Lines containing the word "seaborn" need to be counted. Please reply with how many there are, and nothing else.

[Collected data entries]
-*-

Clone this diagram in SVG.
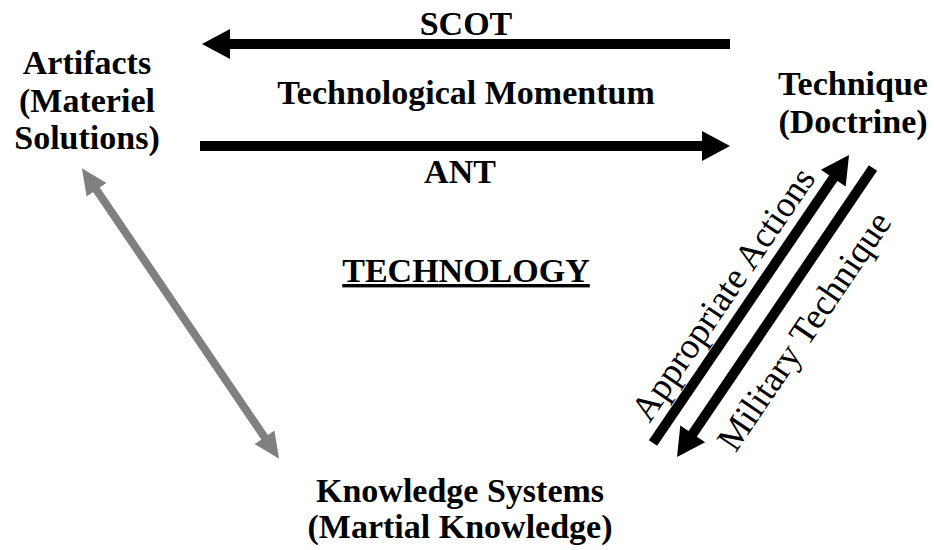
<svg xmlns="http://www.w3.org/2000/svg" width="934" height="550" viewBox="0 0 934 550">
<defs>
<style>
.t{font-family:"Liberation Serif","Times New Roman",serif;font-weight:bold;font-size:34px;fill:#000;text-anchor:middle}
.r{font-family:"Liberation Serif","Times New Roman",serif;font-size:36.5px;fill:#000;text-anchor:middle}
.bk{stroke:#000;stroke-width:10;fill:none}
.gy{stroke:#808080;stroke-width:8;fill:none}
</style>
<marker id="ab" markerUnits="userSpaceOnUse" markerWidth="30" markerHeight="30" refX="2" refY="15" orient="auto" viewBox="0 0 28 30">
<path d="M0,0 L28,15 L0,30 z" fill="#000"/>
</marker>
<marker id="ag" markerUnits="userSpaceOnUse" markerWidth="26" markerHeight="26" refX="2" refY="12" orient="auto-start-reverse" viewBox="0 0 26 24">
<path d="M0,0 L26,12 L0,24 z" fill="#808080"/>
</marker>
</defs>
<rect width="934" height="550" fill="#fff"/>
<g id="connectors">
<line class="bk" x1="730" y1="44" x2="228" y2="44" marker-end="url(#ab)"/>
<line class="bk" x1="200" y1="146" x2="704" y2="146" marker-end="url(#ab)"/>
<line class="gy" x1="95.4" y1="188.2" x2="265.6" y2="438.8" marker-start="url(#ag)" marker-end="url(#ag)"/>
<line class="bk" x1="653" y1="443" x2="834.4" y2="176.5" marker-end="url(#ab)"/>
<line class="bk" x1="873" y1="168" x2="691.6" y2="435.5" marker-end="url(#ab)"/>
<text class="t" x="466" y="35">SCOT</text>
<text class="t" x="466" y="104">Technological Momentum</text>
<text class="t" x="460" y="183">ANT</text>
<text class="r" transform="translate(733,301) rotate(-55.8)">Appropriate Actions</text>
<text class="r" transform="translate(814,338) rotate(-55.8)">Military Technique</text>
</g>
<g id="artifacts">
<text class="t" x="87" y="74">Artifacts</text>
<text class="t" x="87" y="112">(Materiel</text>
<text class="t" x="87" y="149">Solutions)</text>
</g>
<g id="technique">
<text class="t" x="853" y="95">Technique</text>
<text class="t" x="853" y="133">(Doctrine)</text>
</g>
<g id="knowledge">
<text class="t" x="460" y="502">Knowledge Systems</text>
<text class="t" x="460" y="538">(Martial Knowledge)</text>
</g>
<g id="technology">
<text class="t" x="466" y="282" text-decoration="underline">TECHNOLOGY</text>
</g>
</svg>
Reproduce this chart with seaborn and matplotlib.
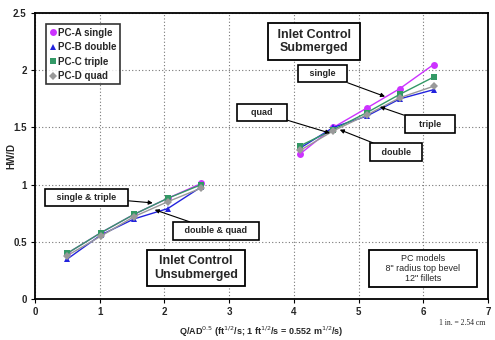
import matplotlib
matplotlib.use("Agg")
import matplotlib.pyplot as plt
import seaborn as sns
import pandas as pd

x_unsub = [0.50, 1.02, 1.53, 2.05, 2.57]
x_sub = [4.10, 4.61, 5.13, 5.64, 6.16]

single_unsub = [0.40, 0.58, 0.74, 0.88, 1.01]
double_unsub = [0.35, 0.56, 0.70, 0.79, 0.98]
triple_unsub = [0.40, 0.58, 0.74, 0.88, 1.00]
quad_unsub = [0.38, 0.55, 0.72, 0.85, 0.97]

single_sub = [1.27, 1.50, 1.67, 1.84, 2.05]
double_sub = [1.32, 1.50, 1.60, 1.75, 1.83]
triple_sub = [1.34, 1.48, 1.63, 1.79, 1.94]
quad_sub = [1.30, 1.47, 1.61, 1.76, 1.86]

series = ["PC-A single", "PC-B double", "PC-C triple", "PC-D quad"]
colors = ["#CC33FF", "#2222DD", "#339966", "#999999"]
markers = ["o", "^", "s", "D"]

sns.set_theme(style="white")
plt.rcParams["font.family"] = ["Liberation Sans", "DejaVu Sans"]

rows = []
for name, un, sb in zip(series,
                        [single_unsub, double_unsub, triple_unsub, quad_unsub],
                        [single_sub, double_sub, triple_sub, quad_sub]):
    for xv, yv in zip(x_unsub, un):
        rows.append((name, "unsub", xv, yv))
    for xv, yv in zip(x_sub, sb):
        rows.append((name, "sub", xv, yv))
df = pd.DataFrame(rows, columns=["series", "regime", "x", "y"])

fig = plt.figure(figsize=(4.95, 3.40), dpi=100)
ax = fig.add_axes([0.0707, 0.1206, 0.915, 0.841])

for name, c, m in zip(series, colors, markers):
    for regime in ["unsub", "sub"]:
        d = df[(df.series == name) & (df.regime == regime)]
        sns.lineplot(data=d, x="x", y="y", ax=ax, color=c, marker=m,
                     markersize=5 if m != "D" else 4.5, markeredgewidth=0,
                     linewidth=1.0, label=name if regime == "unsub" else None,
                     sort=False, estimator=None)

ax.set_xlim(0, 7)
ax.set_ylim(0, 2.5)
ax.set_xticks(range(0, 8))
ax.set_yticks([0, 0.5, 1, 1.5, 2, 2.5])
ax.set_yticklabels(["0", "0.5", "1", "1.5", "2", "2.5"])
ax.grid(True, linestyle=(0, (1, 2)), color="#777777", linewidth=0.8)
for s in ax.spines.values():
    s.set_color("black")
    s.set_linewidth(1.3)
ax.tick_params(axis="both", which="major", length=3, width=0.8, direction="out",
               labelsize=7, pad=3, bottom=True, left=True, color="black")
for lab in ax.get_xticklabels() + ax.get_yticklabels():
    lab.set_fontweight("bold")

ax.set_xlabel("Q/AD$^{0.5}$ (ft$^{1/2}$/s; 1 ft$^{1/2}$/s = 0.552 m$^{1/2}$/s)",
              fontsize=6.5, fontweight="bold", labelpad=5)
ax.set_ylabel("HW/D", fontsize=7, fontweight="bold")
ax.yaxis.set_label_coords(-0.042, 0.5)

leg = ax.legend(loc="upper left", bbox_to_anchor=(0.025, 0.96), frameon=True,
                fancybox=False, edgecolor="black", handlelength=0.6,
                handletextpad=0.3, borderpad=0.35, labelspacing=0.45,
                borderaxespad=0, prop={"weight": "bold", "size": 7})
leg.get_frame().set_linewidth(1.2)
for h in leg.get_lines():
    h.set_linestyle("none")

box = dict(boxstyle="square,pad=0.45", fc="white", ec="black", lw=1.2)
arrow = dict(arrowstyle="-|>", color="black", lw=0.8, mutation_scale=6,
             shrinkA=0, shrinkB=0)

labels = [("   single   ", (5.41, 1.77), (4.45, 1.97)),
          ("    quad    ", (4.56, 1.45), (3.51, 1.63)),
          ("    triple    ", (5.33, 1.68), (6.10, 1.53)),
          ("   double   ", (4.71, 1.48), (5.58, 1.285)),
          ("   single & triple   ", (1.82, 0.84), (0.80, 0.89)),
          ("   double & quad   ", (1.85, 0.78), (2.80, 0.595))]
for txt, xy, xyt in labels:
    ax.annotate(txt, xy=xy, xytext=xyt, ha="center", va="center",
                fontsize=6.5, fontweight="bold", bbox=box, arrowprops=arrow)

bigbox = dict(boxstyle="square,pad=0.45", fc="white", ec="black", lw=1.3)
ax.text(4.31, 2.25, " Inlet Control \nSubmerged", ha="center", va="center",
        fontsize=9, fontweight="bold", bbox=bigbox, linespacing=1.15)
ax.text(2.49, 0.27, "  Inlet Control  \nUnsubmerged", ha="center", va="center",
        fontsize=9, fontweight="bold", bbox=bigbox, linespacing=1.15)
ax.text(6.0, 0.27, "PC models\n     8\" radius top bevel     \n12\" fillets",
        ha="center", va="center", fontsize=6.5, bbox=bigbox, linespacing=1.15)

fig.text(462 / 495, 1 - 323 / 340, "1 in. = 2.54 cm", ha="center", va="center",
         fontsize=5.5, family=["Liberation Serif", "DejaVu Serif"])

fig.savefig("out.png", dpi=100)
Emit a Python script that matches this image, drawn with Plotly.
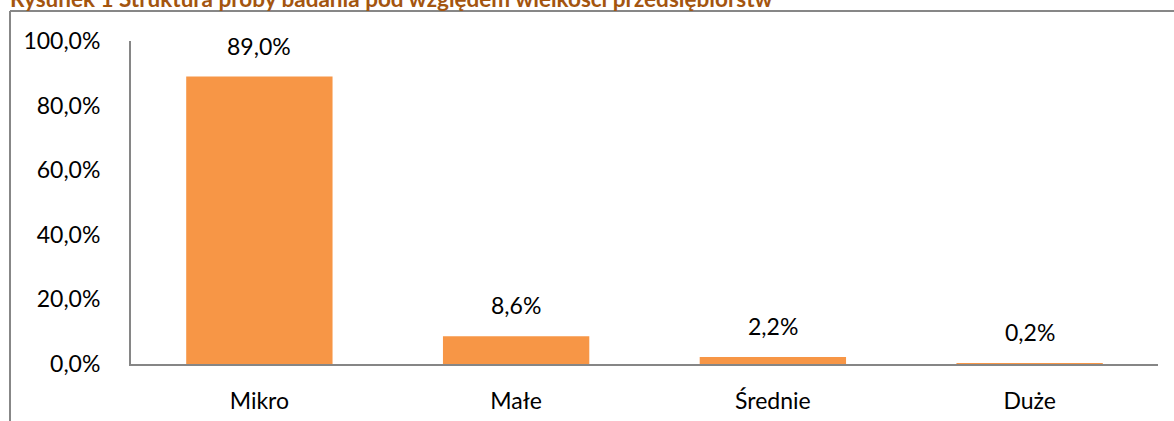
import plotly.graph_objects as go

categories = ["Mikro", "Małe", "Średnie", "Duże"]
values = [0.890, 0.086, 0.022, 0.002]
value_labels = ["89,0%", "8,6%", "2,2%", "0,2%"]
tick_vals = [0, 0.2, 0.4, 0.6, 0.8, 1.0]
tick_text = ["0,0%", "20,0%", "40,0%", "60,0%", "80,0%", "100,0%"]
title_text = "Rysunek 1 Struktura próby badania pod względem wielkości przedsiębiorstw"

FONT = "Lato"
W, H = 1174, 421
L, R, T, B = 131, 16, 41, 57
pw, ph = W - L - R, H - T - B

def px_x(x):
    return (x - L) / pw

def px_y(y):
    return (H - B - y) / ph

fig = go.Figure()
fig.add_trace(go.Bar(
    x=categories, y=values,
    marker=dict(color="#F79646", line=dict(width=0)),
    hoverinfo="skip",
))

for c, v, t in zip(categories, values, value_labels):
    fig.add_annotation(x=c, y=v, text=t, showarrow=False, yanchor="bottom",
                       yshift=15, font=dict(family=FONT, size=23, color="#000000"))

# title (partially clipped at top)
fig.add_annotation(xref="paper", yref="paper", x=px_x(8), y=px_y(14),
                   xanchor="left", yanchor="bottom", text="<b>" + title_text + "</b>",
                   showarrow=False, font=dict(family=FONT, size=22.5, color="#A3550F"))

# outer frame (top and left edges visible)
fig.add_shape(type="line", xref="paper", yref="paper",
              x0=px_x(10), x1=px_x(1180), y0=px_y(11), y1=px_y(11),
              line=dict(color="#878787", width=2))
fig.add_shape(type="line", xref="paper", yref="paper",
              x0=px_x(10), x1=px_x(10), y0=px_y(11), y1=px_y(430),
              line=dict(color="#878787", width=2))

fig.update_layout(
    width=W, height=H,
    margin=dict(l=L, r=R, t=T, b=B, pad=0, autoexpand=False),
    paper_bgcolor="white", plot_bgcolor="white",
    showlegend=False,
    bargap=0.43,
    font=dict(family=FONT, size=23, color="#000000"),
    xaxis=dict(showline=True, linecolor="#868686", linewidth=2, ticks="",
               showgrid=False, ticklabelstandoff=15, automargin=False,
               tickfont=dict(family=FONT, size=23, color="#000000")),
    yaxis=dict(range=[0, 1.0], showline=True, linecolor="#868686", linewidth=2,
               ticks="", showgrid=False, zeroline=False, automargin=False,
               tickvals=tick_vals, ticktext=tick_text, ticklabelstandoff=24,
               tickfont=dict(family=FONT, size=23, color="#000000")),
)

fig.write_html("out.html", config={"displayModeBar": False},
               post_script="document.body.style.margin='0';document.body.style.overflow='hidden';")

-*-

§ **WORKED SOLUTION**: 2